=== Short task ===
Identify the lines that contain the word "this", then copy them.

=== Working data ===
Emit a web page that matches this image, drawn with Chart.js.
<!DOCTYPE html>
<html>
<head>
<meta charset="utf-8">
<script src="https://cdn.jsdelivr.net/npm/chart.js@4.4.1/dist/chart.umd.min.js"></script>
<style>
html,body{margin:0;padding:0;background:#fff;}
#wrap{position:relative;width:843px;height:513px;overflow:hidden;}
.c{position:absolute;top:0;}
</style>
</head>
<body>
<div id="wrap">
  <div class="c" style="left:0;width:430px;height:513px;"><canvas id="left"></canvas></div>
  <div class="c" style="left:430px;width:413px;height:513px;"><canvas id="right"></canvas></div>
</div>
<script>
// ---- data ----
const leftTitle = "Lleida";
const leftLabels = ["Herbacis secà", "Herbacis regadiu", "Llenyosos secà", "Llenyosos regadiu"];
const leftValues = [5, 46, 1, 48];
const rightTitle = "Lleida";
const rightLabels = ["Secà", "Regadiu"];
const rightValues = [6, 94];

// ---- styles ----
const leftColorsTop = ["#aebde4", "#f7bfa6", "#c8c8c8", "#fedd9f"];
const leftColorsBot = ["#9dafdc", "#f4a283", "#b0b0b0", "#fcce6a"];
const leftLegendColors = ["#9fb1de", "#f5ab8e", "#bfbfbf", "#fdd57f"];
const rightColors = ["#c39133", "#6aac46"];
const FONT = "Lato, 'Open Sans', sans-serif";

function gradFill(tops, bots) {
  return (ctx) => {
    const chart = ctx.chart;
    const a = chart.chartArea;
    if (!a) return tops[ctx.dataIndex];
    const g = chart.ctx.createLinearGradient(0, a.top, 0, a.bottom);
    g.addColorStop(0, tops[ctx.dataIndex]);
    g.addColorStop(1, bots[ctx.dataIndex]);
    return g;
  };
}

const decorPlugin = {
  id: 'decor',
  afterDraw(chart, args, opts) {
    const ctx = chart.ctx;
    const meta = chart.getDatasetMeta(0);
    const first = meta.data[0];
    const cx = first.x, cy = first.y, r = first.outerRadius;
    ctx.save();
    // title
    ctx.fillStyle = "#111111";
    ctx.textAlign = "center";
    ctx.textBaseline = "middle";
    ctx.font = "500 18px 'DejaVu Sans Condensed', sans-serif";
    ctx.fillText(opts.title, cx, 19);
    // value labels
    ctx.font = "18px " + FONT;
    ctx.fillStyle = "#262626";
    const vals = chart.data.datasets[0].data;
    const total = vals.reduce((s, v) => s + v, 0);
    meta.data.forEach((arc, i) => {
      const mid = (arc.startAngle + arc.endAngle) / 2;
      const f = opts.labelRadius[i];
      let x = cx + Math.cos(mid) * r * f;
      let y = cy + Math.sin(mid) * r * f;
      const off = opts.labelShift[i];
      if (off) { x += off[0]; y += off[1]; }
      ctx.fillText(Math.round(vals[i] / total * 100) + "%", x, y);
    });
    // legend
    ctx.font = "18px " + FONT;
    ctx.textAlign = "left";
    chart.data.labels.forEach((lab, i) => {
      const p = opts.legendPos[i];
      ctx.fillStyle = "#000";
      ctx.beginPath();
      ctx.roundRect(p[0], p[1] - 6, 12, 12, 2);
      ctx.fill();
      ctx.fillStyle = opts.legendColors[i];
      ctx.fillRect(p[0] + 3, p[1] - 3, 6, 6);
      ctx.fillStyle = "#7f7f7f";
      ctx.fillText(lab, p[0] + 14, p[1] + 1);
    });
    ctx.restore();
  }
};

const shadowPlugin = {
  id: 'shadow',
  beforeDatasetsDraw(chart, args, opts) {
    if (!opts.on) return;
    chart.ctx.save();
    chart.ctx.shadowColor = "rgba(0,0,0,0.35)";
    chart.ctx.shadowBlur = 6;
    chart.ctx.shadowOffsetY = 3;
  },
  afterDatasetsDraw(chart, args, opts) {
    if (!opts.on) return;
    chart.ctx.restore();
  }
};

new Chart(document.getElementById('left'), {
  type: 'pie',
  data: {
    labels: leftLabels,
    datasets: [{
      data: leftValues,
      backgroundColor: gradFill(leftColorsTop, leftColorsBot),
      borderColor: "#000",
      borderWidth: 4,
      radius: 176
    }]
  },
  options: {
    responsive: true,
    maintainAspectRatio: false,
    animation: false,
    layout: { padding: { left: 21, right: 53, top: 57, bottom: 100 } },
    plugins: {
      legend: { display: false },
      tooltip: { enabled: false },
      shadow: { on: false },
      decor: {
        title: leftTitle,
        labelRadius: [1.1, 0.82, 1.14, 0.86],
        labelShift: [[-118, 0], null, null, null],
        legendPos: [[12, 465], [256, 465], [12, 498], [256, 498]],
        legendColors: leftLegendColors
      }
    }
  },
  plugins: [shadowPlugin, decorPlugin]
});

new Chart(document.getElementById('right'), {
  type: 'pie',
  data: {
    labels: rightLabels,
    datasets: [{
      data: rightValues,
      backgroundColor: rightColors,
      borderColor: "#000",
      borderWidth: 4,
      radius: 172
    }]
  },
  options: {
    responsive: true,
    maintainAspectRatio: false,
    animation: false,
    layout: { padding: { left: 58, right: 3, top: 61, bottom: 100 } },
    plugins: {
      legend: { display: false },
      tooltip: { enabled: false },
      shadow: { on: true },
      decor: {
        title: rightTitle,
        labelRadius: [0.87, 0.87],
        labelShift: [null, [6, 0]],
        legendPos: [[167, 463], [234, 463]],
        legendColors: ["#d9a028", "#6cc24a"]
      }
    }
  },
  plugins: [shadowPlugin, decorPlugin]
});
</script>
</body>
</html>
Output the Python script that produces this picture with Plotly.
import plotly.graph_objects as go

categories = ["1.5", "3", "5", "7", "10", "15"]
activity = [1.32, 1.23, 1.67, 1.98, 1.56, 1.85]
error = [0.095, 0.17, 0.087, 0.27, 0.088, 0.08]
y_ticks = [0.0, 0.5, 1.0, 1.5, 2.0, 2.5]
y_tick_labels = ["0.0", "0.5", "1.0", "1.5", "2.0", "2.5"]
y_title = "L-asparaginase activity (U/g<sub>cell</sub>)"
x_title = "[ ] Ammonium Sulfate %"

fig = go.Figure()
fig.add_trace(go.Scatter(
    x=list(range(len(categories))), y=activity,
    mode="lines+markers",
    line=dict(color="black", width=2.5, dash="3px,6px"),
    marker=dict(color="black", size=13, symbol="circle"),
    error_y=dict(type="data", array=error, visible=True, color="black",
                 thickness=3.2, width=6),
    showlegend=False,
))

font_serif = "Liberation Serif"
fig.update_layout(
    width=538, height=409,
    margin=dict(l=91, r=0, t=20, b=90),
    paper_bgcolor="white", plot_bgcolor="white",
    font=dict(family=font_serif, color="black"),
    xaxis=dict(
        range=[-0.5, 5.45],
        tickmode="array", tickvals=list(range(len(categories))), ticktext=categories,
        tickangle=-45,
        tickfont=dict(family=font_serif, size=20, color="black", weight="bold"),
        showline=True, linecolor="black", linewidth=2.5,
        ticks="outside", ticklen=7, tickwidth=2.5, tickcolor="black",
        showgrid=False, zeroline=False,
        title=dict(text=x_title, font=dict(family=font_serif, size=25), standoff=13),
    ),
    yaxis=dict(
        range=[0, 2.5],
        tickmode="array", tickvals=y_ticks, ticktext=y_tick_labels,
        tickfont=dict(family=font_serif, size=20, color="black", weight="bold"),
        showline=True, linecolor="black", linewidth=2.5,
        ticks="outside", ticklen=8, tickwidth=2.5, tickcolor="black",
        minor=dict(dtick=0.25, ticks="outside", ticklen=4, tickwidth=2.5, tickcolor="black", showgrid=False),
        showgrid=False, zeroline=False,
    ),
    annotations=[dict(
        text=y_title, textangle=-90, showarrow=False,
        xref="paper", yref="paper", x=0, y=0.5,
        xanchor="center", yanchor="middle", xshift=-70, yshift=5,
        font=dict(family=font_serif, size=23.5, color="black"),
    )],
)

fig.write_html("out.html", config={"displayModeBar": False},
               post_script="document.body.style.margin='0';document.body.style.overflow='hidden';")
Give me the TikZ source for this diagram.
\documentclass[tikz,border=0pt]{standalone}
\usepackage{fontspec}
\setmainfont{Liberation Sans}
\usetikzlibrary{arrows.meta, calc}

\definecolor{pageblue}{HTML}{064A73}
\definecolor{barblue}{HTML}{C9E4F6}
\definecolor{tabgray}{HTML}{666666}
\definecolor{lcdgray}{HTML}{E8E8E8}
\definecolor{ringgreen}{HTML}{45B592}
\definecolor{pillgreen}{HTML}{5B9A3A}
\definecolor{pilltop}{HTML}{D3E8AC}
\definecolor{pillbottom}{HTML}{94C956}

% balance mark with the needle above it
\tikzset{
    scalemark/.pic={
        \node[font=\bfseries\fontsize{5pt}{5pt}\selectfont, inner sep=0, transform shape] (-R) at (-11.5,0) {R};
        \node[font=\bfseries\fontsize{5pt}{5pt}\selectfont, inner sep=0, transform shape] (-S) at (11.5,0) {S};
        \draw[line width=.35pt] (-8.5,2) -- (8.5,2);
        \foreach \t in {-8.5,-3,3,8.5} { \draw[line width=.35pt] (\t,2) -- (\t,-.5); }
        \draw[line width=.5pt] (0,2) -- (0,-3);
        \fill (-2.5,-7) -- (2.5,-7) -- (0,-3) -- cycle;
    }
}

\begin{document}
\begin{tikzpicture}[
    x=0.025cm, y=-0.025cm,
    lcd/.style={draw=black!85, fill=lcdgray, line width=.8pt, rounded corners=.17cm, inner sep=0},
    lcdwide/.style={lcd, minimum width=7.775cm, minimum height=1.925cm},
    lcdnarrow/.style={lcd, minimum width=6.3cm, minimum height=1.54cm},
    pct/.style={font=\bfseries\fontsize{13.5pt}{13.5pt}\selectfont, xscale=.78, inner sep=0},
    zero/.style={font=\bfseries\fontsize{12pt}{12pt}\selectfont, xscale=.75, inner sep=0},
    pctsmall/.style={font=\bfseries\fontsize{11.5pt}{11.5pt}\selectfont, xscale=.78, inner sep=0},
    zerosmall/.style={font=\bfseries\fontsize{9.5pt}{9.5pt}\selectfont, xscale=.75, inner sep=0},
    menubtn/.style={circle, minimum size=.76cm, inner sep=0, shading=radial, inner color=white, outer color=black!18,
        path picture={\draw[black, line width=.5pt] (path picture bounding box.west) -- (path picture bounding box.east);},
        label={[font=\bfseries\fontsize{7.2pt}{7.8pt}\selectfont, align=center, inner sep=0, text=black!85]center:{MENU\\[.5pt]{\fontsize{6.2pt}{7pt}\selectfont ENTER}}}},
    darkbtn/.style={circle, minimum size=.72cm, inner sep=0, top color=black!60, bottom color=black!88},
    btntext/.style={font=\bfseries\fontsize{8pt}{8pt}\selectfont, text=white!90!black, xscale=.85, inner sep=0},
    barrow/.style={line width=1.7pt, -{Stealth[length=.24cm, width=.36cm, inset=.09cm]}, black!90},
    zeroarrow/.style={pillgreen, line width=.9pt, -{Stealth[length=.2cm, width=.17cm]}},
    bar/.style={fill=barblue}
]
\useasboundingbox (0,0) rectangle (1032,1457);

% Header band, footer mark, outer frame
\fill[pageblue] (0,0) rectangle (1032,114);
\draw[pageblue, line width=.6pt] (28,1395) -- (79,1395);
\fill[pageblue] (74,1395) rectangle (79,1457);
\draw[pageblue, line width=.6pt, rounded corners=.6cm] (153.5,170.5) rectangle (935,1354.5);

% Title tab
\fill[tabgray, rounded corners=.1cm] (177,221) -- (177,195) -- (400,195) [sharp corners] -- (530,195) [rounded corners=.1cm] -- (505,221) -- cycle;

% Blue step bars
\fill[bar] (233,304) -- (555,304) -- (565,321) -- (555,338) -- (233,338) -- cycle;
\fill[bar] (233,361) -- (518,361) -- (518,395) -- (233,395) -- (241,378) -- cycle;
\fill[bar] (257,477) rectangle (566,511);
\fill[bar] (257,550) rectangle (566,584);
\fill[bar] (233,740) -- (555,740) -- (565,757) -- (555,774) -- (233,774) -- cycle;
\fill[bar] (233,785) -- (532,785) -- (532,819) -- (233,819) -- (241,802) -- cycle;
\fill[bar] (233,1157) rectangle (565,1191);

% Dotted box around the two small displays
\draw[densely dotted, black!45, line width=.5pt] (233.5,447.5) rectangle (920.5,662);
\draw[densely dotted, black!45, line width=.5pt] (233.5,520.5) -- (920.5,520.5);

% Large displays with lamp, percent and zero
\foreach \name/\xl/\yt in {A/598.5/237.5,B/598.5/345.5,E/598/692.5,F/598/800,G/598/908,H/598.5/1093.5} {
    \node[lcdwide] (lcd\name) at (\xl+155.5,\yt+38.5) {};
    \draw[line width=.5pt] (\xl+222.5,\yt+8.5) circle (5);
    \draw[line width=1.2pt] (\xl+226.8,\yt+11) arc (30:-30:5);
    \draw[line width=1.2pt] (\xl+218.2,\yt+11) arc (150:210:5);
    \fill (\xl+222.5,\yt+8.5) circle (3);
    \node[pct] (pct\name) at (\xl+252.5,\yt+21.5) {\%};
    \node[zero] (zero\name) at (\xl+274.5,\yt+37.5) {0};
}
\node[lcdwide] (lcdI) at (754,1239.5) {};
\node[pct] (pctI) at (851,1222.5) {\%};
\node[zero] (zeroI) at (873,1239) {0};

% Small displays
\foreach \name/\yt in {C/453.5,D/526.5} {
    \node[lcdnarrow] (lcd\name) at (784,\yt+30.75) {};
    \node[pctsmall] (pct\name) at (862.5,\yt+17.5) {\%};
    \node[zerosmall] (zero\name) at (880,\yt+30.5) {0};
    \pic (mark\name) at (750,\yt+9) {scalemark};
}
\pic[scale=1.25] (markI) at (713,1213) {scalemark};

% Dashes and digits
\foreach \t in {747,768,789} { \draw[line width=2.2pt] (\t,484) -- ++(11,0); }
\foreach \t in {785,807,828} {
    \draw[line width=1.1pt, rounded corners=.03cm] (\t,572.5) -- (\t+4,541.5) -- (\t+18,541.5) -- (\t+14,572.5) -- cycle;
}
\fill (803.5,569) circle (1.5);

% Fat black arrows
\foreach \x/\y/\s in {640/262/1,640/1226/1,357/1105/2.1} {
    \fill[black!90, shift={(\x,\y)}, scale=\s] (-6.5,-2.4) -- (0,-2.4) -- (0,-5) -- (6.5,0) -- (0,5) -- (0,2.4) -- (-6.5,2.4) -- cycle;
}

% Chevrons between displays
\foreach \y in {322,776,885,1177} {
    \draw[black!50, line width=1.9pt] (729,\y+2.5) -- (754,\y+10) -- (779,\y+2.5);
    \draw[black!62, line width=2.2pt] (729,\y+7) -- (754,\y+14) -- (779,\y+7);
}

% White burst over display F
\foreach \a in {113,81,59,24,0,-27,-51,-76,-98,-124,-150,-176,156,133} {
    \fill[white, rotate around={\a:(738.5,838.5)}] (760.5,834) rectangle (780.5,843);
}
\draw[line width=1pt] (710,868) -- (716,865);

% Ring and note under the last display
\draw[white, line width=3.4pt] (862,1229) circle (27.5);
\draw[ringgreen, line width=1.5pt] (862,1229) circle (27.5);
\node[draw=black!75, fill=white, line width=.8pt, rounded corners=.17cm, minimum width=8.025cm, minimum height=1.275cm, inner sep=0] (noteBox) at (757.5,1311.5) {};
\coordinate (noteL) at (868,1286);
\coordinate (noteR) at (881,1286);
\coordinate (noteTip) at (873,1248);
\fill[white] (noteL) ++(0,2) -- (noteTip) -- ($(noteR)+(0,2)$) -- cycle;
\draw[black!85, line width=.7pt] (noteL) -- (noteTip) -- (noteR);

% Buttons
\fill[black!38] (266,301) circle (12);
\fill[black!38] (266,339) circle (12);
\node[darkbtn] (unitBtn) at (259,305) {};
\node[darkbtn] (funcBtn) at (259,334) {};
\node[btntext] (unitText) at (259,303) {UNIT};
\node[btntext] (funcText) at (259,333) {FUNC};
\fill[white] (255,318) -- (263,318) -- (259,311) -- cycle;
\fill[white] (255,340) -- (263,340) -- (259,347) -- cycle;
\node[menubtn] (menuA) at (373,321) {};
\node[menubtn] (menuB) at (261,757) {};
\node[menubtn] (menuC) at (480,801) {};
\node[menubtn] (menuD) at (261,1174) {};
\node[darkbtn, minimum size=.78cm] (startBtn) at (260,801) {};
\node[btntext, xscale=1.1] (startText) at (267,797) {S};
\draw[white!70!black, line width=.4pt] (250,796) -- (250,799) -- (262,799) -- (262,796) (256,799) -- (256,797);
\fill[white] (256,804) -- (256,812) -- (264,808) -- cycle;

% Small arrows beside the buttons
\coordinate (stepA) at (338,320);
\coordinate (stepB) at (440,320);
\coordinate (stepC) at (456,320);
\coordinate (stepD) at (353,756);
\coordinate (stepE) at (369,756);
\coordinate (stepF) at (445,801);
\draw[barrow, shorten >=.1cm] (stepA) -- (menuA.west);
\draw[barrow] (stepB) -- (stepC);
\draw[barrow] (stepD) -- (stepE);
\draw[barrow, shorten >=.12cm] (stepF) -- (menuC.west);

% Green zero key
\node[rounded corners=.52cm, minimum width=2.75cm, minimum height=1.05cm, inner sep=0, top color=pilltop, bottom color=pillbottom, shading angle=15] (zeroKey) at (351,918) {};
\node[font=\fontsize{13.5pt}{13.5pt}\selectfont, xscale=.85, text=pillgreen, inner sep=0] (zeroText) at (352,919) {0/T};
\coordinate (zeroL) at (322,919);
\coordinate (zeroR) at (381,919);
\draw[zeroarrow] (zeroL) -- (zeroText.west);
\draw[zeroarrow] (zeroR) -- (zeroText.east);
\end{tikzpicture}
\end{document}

=== The answer ===
Emit a web page that matches this image, drawn with Chart.js.
Output the Python script that produces this picture with Plotly.
Give me the TikZ source for this diagram.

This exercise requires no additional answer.